--- Start of Given material ---

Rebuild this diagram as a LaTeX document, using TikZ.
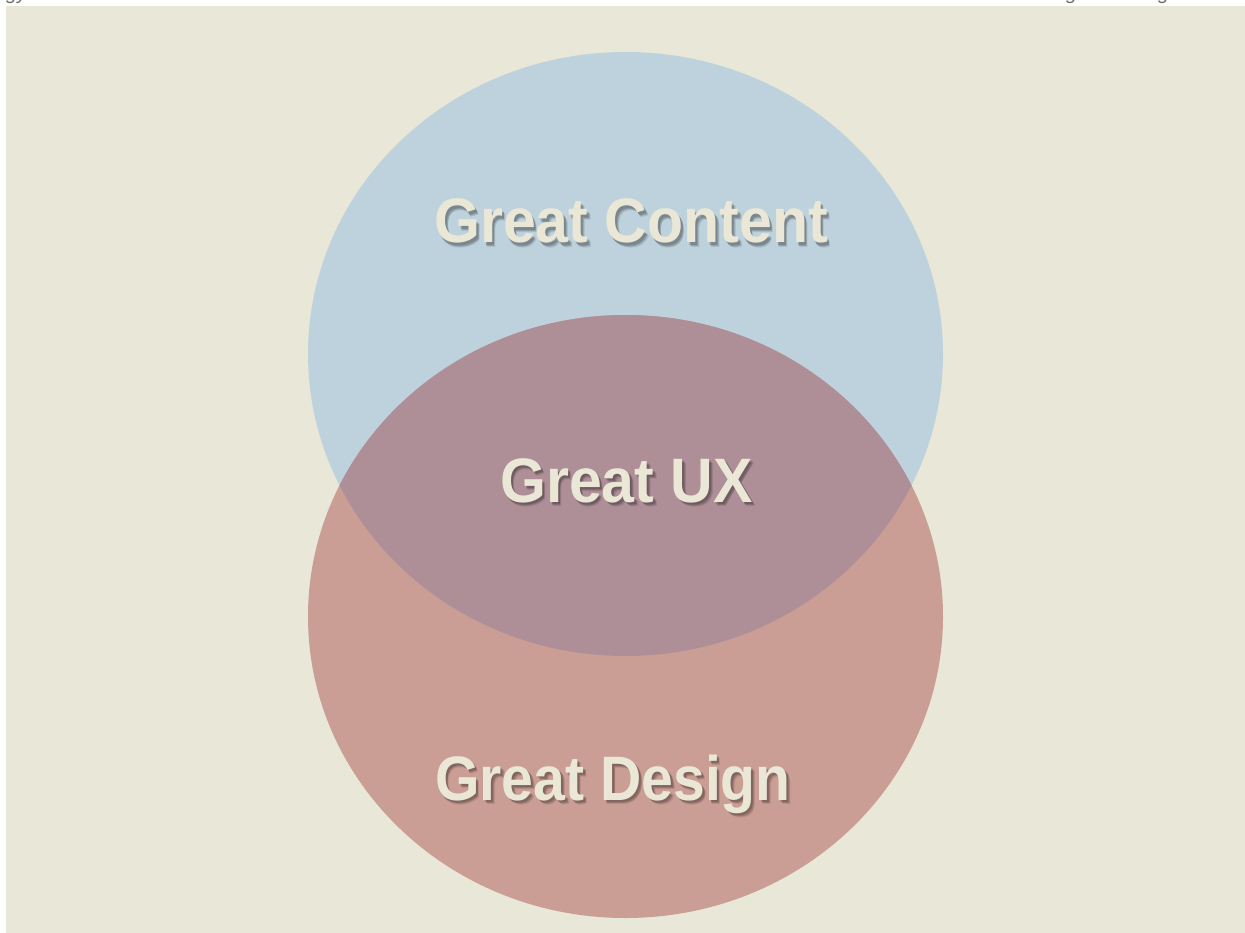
\documentclass[tikz,border=0pt]{standalone}
\usepackage{fontspec}
\setmainfont{Liberation Sans}
\newfontfamily\labelfont{Liberation Sans}[FakeStretch=0.94]
\newfontfamily\labelfontnarrow{Liberation Sans}[FakeStretch=0.91]
\definecolor{bgcream}{HTML}{E9E7D7}
\definecolor{contentblue}{HTML}{BED2DD}
\definecolor{designred}{HTML}{CA9E94}
\definecolor{uxmauve}{HTML}{AE8F97}
\definecolor{labelcream}{HTML}{EAE7D6}
\definecolor{fraggray}{HTML}{6E6E6E}
\tikzset{
  venntext/.style={text=labelcream, anchor=base, inner sep=0pt},
  vennshadow/.style={text=black, anchor=base, inner sep=0pt},
  fragtext/.style={font=\itshape\fontsize{20}{22}\selectfont, text=fraggray, anchor=base west, inner sep=0pt}
}
\newcommand{\vennlabel}[5]{%
  \node[vennshadow, font=#5, text opacity=0.10] at (#1+3.6,#2+4.2) {#4};
  \node[vennshadow, font=#5, text opacity=0.14] at (#1+2.8,#2+3.2) {#4};
  \node[vennshadow, font=#5, text opacity=0.16] at (#1+2,#2+2.4) {#4};
  \node[venntext, font=#5] (#3) at (#1,#2) {#4};
}
\begin{document}
\begin{tikzpicture}[x=1pt,y=-1pt]
  \useasboundingbox (0,0) rectangle (1245,933);
  \clip (0,0) rectangle (1245,933);
  % cut-off text fragments at the top edge
  \node[fragtext] (fragA) at (6,0) {gy};
  \node[fragtext] (fragB) at (1066,0) {g};
  \node[fragtext] (fragC) at (1158,0) {g};
  % background
  \fill[bgcream] (6,6) rectangle (1245,933);
  % circles
  \fill[contentblue] (625.5,354) ellipse [x radius=317.5pt, y radius=302pt];
  \fill[designred] (625.5,616.5) ellipse [x radius=317.5pt, y radius=301.5pt];
  \begin{scope}
    \clip (625.5,354) ellipse [x radius=317.5pt, y radius=302pt];
    \fill[uxmauve] (625.5,616.5) ellipse [x radius=317.5pt, y radius=301.5pt];
  \end{scope}
  % labels
  \vennlabel{631}{243}{content}{Great Content}{\labelfont\bfseries\fontsize{62.8}{64}\selectfont}
  \vennlabel{626.5}{502}{ux}{Great UX}{\labelfont\bfseries\fontsize{62.8}{64}\selectfont}
  \vennlabel{613}{800}{design}{Great Design}{\labelfontnarrow\bfseries\fontsize{62.8}{64}\selectfont}
\end{tikzpicture}
\end{document}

--- End of Given material ---

## Work required
Omit the pictures, then quote the rest of the material above exactly.

## Problem solution
Rebuild this diagram as a LaTeX document, using TikZ.
\documentclass[tikz,border=0pt]{standalone}
\usepackage{fontspec}
\setmainfont{Liberation Sans}
\newfontfamily\labelfont{Liberation Sans}[FakeStretch=0.94]
\newfontfamily\labelfontnarrow{Liberation Sans}[FakeStretch=0.91]
\definecolor{bgcream}{HTML}{E9E7D7}
\definecolor{contentblue}{HTML}{BED2DD}
\definecolor{designred}{HTML}{CA9E94}
\definecolor{uxmauve}{HTML}{AE8F97}
\definecolor{labelcream}{HTML}{EAE7D6}
\definecolor{fraggray}{HTML}{6E6E6E}
\tikzset{
  venntext/.style={text=labelcream, anchor=base, inner sep=0pt},
  vennshadow/.style={text=black, anchor=base, inner sep=0pt},
  fragtext/.style={font=\itshape\fontsize{20}{22}\selectfont, text=fraggray, anchor=base west, inner sep=0pt}
}
\newcommand{\vennlabel}[5]{%
  \node[vennshadow, font=#5, text opacity=0.10] at (#1+3.6,#2+4.2) {#4};
  \node[vennshadow, font=#5, text opacity=0.14] at (#1+2.8,#2+3.2) {#4};
  \node[vennshadow, font=#5, text opacity=0.16] at (#1+2,#2+2.4) {#4};
  \node[venntext, font=#5] (#3) at (#1,#2) {#4};
}
\begin{document}
\begin{tikzpicture}[x=1pt,y=-1pt]
  \useasboundingbox (0,0) rectangle (1245,933);
  \clip (0,0) rectangle (1245,933);
  % cut-off text fragments at the top edge
  \node[fragtext] (fragA) at (6,0) {gy};
  \node[fragtext] (fragB) at (1066,0) {g};
  \node[fragtext] (fragC) at (1158,0) {g};
  % background
  \fill[bgcream] (6,6) rectangle (1245,933);
  % circles
  \fill[contentblue] (625.5,354) ellipse [x radius=317.5pt, y radius=302pt];
  \fill[designred] (625.5,616.5) ellipse [x radius=317.5pt, y radius=301.5pt];
  \begin{scope}
    \clip (625.5,354) ellipse [x radius=317.5pt, y radius=302pt];
    \fill[uxmauve] (625.5,616.5) ellipse [x radius=317.5pt, y radius=301.5pt];
  \end{scope}
  % labels
  \vennlabel{631}{243}{content}{Great Content}{\labelfont\bfseries\fontsize{62.8}{64}\selectfont}
  \vennlabel{626.5}{502}{ux}{Great UX}{\labelfont\bfseries\fontsize{62.8}{64}\selectfont}
  \vennlabel{613}{800}{design}{Great Design}{\labelfontnarrow\bfseries\fontsize{62.8}{64}\selectfont}
\end{tikzpicture}
\end{document}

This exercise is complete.